Greece tests eardrum-shattering LRAD system to scare migrants
Children walk next to a newly built concrete wall inside the Ritsona camp for refugees and migrants, in Greece, June 15, 2021. (Reuters Photo)


Greece has ramped up its anti-migrant measures with the installation of Long Range Acoustic Device (LRAD) systems, which can cause permanent damage to hearing, on the country’s border with Turkey. The country has now started testing the systems, Anadolu Agency (AA) said in a report Sunday.

Being a sonic weapon, the LRAD is known for its potential to cause permanent damage to ears with its strong sound waves. The systems have been criticized for their use in crowd control due to their high decibel capacity as they were originally designed for long-range communications and are considered sonic weapons.

The devices can cause hearing damage and other health implications. They are used by law enforcement agents in the U.S., the Czech Republic, Japan, Spain, Poland and the United Kingdom.

Besides deploying the LRADs along its border, Greece also forces migrants to live in prison-like environments by building walls around the migrant camps, AA reported.

Greece also fails to properly respond to inquiries about the situation concerning migrants, AA said.

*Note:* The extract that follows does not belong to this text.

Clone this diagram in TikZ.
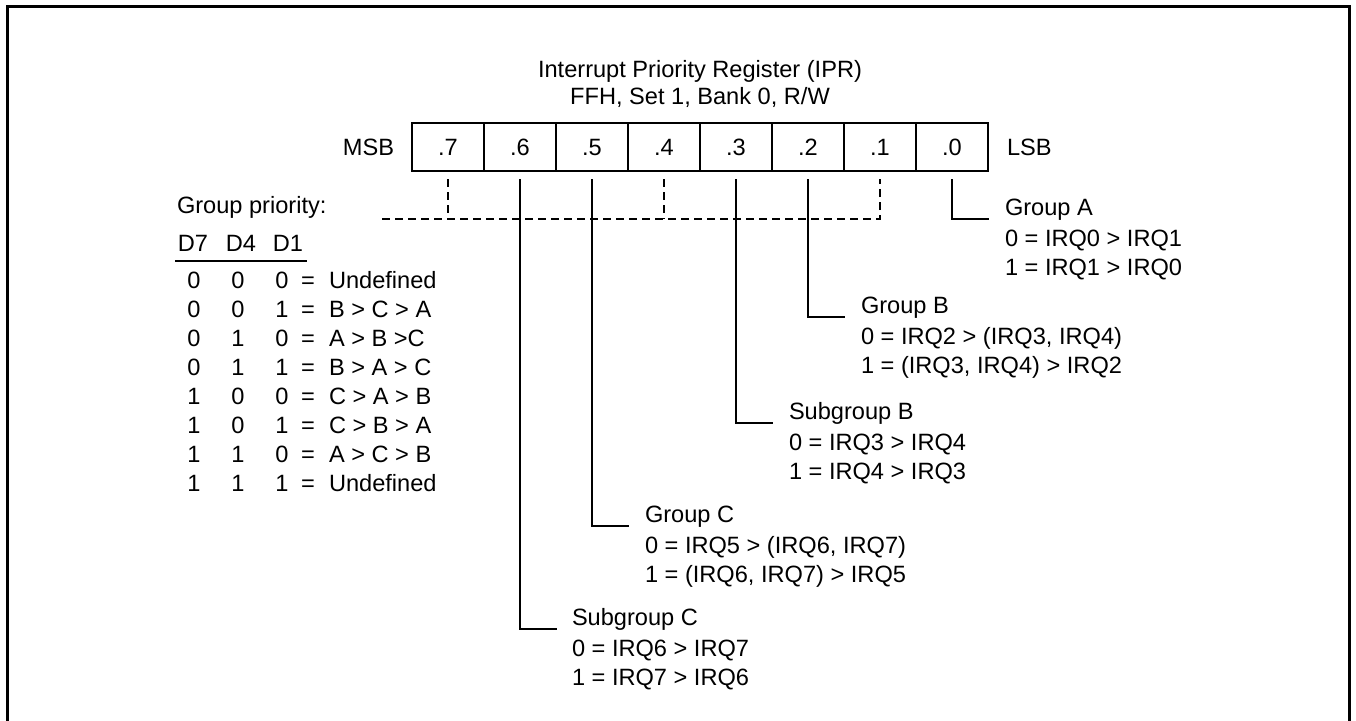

Greece is hardening its approach ahead of summer when migrant arrivals typically pick up. The country has defied criticism from aid groups and said it has little choice given a lack of support from the rest of Europe.

The squalid conditions, including walled camps and tougher border controls, facing many asylum-seekers were laid bare last year when a fire devastated the sprawling Moria camp on Lesbos. Greece has also denied repeated accusations that its coast guard vessels have pushed back migrant boats as they entered Greek waters from Turkey.

Greek Migration Minister Notis Mitarachi says the government is taking a tougher approach "so we don't send the wrong message of incentivizing people to come" to Greece.

"Our policy is strict but fair," Mitarachi told Reuters.

Greece was the front line of Europe's migration crisis in 2015 when a million refugees from Syria, Iraq and Afghanistan landed. The numbers have slowed sharply since, but Greece says it is still left shouldering much of the burden.

Outside Athens in the camp of Ritsona, signs of the stricter policy are visible. Concrete-fenced, it resembles a small walled town, with makeshift grocery stores, a butcher and a cafe blasting Arabic music.

For many asylum-seekers, it feels like a prison.

"Before, we were in an invisible jail. Now it (is) a visible jail," said Liban, who fled Somalia in 2018 when drought and ongoing conflict left half the population without food, water or shelter. He asked that his full name not be used because his asylum application was pending.

In addition to fencing off camps, Greece launched an EU-wide tender in June to build two closed-type facilities on the islands of Samos and Lesbos, where the former occupants of Moria are housed on an abandoned army firing range.

Athens says the measures will make camps safer, but aid groups say containment policies hurt people already traumatized by war and conflict. The Council of Europe's Human Rights Commissioner has urged Greece to reconsider.

'Obsession with deterrence'

Medical charity Doctors Without Borders (MSF) said a "policy-driven humanitarian crisis" was unfolding on the five islands near Turkey, where it has treated more than 1,300 people, a third of them children, for mental health issues.

"This obsession with deterrence and the obsession of control and at the same time, zero investment in integration, is only causing pain and nothing else," MSF's Greece director Christina Psarra said.

Greece says its policies are bearing fruit. In the months through May, there were more returns than arrivals and flows were down 68%, the migration ministry said. The number of people in camps was down 71% since last May.

But with instability in Syria, conflict in Somalia and the Taliban gaining strength as international forces prepare to leave Afghanistan, the drivers of migration remain strong.

In June, Greece issued a decision designating Turkey a "safe country" for asylum-seekers from those countries, making it harder for their asylum requests to be approved.

Mitarachi said Greece granted asylum to qualified applicants but "we don't want to be the gateway to Europe for the smuggling networks."

Human rights organizations and Turkish officials have criticized Greece’s inhumane treatment of migrants.

Greek forcefully pushes back migrants, refugees and asylum-seekers either from land or sea and in some cases, tortures and mistreats them, seizes their personal belongings, puts their lives at risk and even causes their deaths, all in violation of international law.

Rights groups, including the United Nations High Commissioner for Refugees (UNHCR), have repeatedly called on Greece to investigate pushback claims.